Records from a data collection
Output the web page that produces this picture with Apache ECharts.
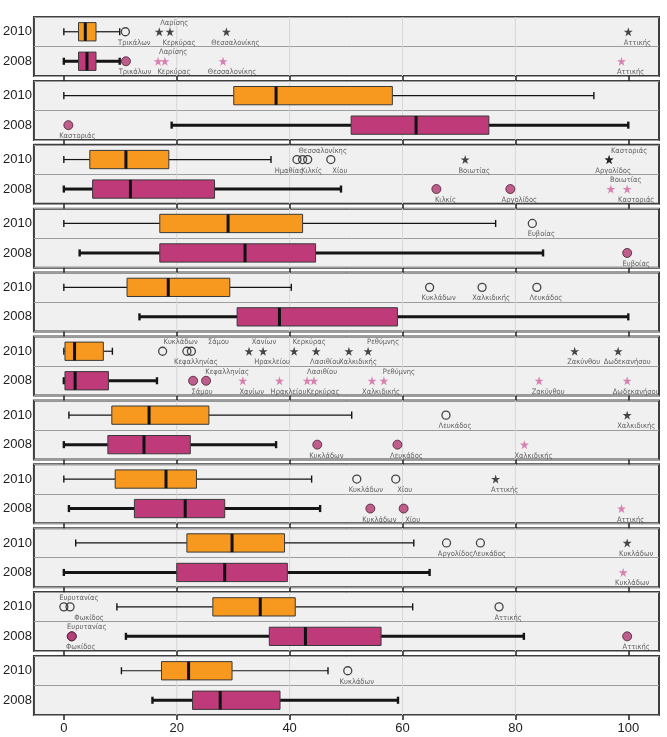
<!DOCTYPE html>
<html><head><meta charset="utf-8">
<script src="https://cdn.jsdelivr.net/npm/echarts@6/dist/echarts.min.js"></script>
<style>html,body{margin:0;padding:0;background:#fff}#c{width:667px;height:737px}</style>
</head><body><div id="c"></div>
<script>
const years = ['2010', '2008'];
const xTicks = [0, 20, 40, 60, 80, 100];
const gridValues = [20, 40, 60, 80];
// [lower whisker, Q1, median, Q3, upper whisker]
const box2010 = [
  [0, 2.6, 3.8, 5.7, 9.9],
  [0, 30.1, 37.6, 58.2, 93.9],
  [0, 4.6, 11.0, 18.6, 36.7],
  [0, 17.0, 29.1, 42.3, 76.5],
  [0, 11.2, 18.5, 29.4, 40.3],
  [0, 0.2, 1.9, 7.0, 8.6],
  [0.9, 8.5, 15.1, 25.7, 51.0],
  [0, 9.1, 18.1, 23.5, 43.9],
  [2.1, 21.8, 29.8, 39.1, 62.0],
  [9.4, 26.4, 34.8, 41.0, 61.8],
  [10.2, 17.3, 22.1, 29.8, 46.8]
];
const box2008 = [
  [0, 2.6, 4.1, 5.7, 9.9],
  [19.1, 50.9, 62.4, 75.3, 100],
  [0, 5.1, 11.8, 26.7, 49.1],
  [2.8, 17.0, 32.1, 44.6, 84.9],
  [13.4, 30.7, 38.2, 59.1, 100],
  [0, 0.2, 2.0, 7.9, 16.5],
  [0, 7.8, 14.2, 22.4, 37.6],
  [0.9, 12.5, 21.5, 28.5, 45.4],
  [0, 20.0, 28.5, 39.6, 64.8],
  [11.0, 36.4, 42.8, 56.2, 81.5],
  [15.7, 22.8, 27.7, 38.3, 59.2]
];
const outliers2010 = [
  [[10.9, 'Τρικάλων']],
  [],
  [[41.3, 'Ημαθίας'], [42.3, 'Κιλκίς'], [43.2, 'Θεσσαλονίκης'], [47.3, 'Χίου']],
  [[83.0, 'Ευβοίας']],
  [[64.8, 'Κυκλάδων'], [74.1, 'Χαλκιδικής'], [83.8, 'Λευκάδος']],
  [[17.5, 'Κυκλάδων'], [21.8, 'Κεφαλληνίας'], [22.6, 'Σάμου']],
  [[67.7, 'Λευκάδος']],
  [[51.9, 'Κυκλάδων'], [58.8, 'Χίου']],
  [[67.8, 'Αργολίδος'], [73.8, 'Λευκάδος']],
  [[0, 'Ευρυτανίας'], [1.1, 'Φωκίδος'], [77.1, 'Αττικής']],
  [[50.3, 'Κυκλάδων']]
];
const extremes2010 = [
  [[16.9, 'Λαρίσης'], [18.8, 'Κερκύρας'], [28.8, 'Θεσσαλονίκης'], [100, 'Αττικής']],
  [],
  [[71.1, 'Βοιωτίας'], [96.6, 'Αργολίδος'], [96.6, 'Καστοριάς']],
  [],
  [],
  [[32.8, 'Χανίων'], [35.3, 'Ηρακλείου'], [40.8, 'Κερκύρας'], [44.7, 'Λασιθίου'], [50.5, 'Χαλκιδικής'], [53.9, 'Ρεθύμνης'], [90.5, 'Ζακύνθου'], [98.2, 'Δωδεκανήσου']],
  [[99.8, 'Χαλκιδικής']],
  [[76.5, 'Αττικής']],
  [[99.8, 'Κυκλάδων']],
  [],
  []
];
const outliers2008 = [
  [[11.0, 'Τρικάλων']],
  [[0.8, 'Καστοριάς']],
  [[66.0, 'Κιλκίς'], [79.1, 'Αργολίδος']],
  [[99.8, 'Ευβοίας']],
  [],
  [[22.9, 'Σάμου'], [25.2, 'Κεφαλληνίας']],
  [[44.9, 'Κυκλάδων'], [59.1, 'Λευκάδος']],
  [[54.3, 'Κυκλάδων'], [60.2, 'Χίου']],
  [],
  [[1.4, 'Ευρυτανίας'], [1.4, 'Φωκίδος'], [99.8, 'Αττικής']],
  []
];
const extremes2008 = [
  [[16.7, 'Λαρίσης'], [17.9, 'Κερκύρας'], [28.2, 'Θεσσαλονίκης'], [98.8, 'Αττικής']],
  [],
  [[96.9, 'Βοιωτίας'], [99.8, 'Καστοριάς']],
  [],
  [],
  [[31.7, 'Χανίων'], [38.2, 'Ηρακλείου'], [43.1, 'Λασιθίου'], [44.3, 'Κερκύρας'], [54.6, 'Χαλκιδικής'], [56.7, 'Ρεθύμνης'], [84.2, 'Ζακύνθου'], [99.8, 'Δωδεκανήσου']],
  [[81.6, 'Χαλκιδικής']],
  [[98.8, 'Αττικής']],
  [[99.1, 'Κυκλάδων']],
  [],
  []
];

// label placement (style), kept apart from the data
const above2010 = ['0|Λαρίσης', '2|Θεσσαλονίκης', '2|Καστοριάς', '5|Κυκλάδων', '5|Σάμου', '5|Χανίων', '5|Κερκύρας', '5|Ρεθύμνης', '9|Ευρυτανίας'];
const above2008 = ['0|Λαρίσης', '2|Βοιωτίας', '5|Κεφαλληνίας', '5|Λασιθίου', '5|Ρεθύμνης', '9|Ευρυτανίας'];
const dxOverride = {'2010|2|Ημαθίας': -8, '2010|5|Σάμου': 27, '2010|5|Κυκλάδων': 18,
  '2010|2|Αργολίδος': 4, '2010|2|Καστοριάς': 20, '2008|5|Κεφαλληνίας': 21, '2010|9|Φωκίδος': 19};

const STAR = 'path://M50,2 L61,36 L97,36 L68,57 L79,92 L50,71 L21,92 L32,57 L3,36 L39,36 Z';
const ORANGE = '#F7981F', MAGENTA = '#BE3A79';
const FONT = 'Liberation Sans';

const N = box2010.length;
const TOP0 = 17, PITCH = 63.9, PH = 59;
const XMIN = -5.3, XMAX = 105.44;

function boxRenderer(fill, thick) {
  return function (params, api) {
    const r = api.value(0);
    const lo = api.coord([api.value(1), r]);
    const q1 = api.coord([api.value(2), r]);
    const md = api.coord([api.value(3), r]);
    const q3 = api.coord([api.value(4), r]);
    const hi = api.coord([api.value(5), r]);
    const band = api.size([0, 1])[1];
    const bh = band * 0.62, ch = band * 0.12;
    const cy = lo[1];
    const lw = thick ? 3 : 1.2;
    const capW = thick ? 2.4 : 1.4;
    const st = {stroke: '#151515', lineWidth: lw};
    const cs = {stroke: '#151515', lineWidth: capW};
    return {type: 'group', children: [
      {type: 'line', shape: {x1: lo[0], y1: cy, x2: q1[0], y2: cy}, style: st},
      {type: 'line', shape: {x1: q3[0], y1: cy, x2: hi[0], y2: cy}, style: st},
      {type: 'line', shape: {x1: lo[0], y1: cy - ch, x2: lo[0], y2: cy + ch}, style: cs},
      {type: 'line', shape: {x1: hi[0], y1: cy - ch, x2: hi[0], y2: cy + ch}, style: cs},
      {type: 'rect', shape: {x: q1[0], y: cy - bh / 2, width: q3[0] - q1[0], height: bh},
        style: {fill: fill, stroke: '#3a3a3a', lineWidth: 1}},
      {type: 'line', shape: {x1: md[0], y1: cy - bh / 2, x2: md[0], y2: cy + bh / 2},
        style: {stroke: '#111', lineWidth: 3}}
    ]};
  };
}

function gridLineRenderer(params, api) {
  const cs = params.coordSys;
  const p = api.coord([api.value(0), 0]);
  return {type: 'line', shape: {x1: p[0], y1: cs.y, x2: p[0], y2: cs.y + cs.height},
    style: {stroke: '#d6d6d6', lineWidth: 1}};
}

function pointData(list, row, year, panel, aboveList) {
  return list.map(function (d) {
    const key = panel + '|' + d[1];
    const above = aboveList.indexOf(key) >= 0;
    let dx = above ? 15 : 9;
    if (dxOverride[year + '|' + key] !== undefined) dx = dxOverride[year + '|' + key];
    return {
      value: [d[0], row],
      name: d[1],
      label: {offset: [dx, above ? -9 : 11]}
    };
  });
}

const grids = [], xAxes = [], yAxes = [], series = [];
for (let i = 0; i < N; i++) {
  grids.push({left: 32, right: 8, top: TOP0 + i * PITCH, height: PH, show: true,
    backgroundColor: '#f0f0f0', borderColor: '#3e3e3e', borderWidth: 2});
  const last = i === N - 1;
  xAxes.push({type: 'value', gridIndex: i, min: XMIN, max: XMAX,
    axisLine: {show: false},
    axisTick: {show: true, customValues: xTicks, length: 5, lineStyle: {color: '#222', width: 1.5}},
    axisLabel: {show: last, customValues: xTicks, fontSize: 13, color: '#222', fontFamily: FONT, margin: 7},
    splitLine: {show: false}});
  yAxes.push({type: 'category', gridIndex: i, data: years, inverse: true,
    axisLine: {show: false}, axisTick: {show: false},
    axisLabel: {fontSize: 13, color: '#222', fontFamily: FONT, margin: 2},
    splitLine: {show: true, lineStyle: {color: '#9c9c9c', width: 1}}});

  series.push({type: 'custom', xAxisIndex: i, yAxisIndex: i, z: 1, silent: true,
    renderItem: gridLineRenderer, data: gridValues.map(v => [v])});
  series.push({type: 'custom', xAxisIndex: i, yAxisIndex: i, z: 3, silent: true,
    renderItem: boxRenderer(ORANGE, false), encode: {x: [1, 2, 3, 4, 5], y: 0},
    data: [[0].concat(box2010[i])]});
  series.push({type: 'custom', xAxisIndex: i, yAxisIndex: i, z: 3, silent: true,
    renderItem: boxRenderer(MAGENTA, true), encode: {x: [1, 2, 3, 4, 5], y: 0},
    data: [[1].concat(box2008[i])]});

  const lbl = {show: true, position: 'inside', formatter: '{b}', fontSize: 7.5, color: '#3a3a3a', fontFamily: 'DejaVu Sans Condensed, Liberation Sans Narrow, Liberation Sans'};
  series.push({type: 'scatter', xAxisIndex: i, yAxisIndex: i, z: 4, silent: true,
    symbol: 'circle', symbolSize: 8,
    itemStyle: {color: 'rgba(255,255,255,0)', borderColor: '#1a1a1a', borderWidth: 1.3},
    label: lbl, data: pointData(outliers2010[i], 0, '2010', i, above2010)});
  series.push({type: 'scatter', xAxisIndex: i, yAxisIndex: i, z: 4, silent: true,
    symbol: STAR, symbolSize: 9,
    itemStyle: {color: '#1a1a1a'},
    label: lbl, data: pointData(extremes2010[i], 0, '2010', i, above2010)});
  series.push({type: 'scatter', xAxisIndex: i, yAxisIndex: i, z: 4, silent: true,
    symbol: 'circle', symbolSize: 9,
    itemStyle: {color: '#B23A72', borderColor: '#4a1e33', borderWidth: 1},
    label: lbl, data: pointData(outliers2008[i], 1, '2008', i, above2008)});
  series.push({type: 'scatter', xAxisIndex: i, yAxisIndex: i, z: 4, silent: true,
    symbol: STAR, symbolSize: 9,
    itemStyle: {color: '#D065A0'},
    label: lbl, data: pointData(extremes2008[i], 1, '2008', i, above2008)});
}

const chart = echarts.init(document.getElementById('c'), null, {renderer: 'canvas'});
chart.setOption({animation: false, backgroundColor: '#ffffff',
  grid: grids, xAxis: xAxes, yAxis: yAxes, series: series});
</script>
</body></html>
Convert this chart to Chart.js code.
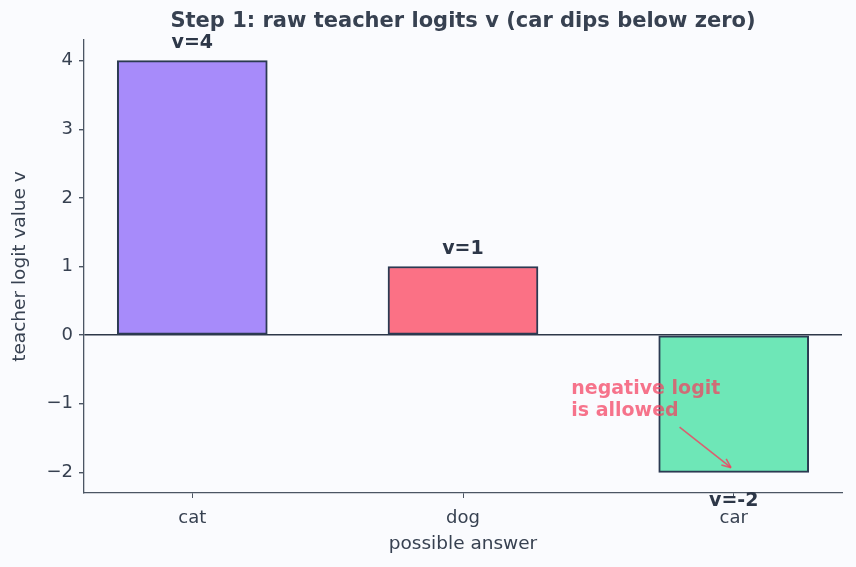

### Problem:
Write down only how many lines in the listing contain the word "this".

### Complete answer:
2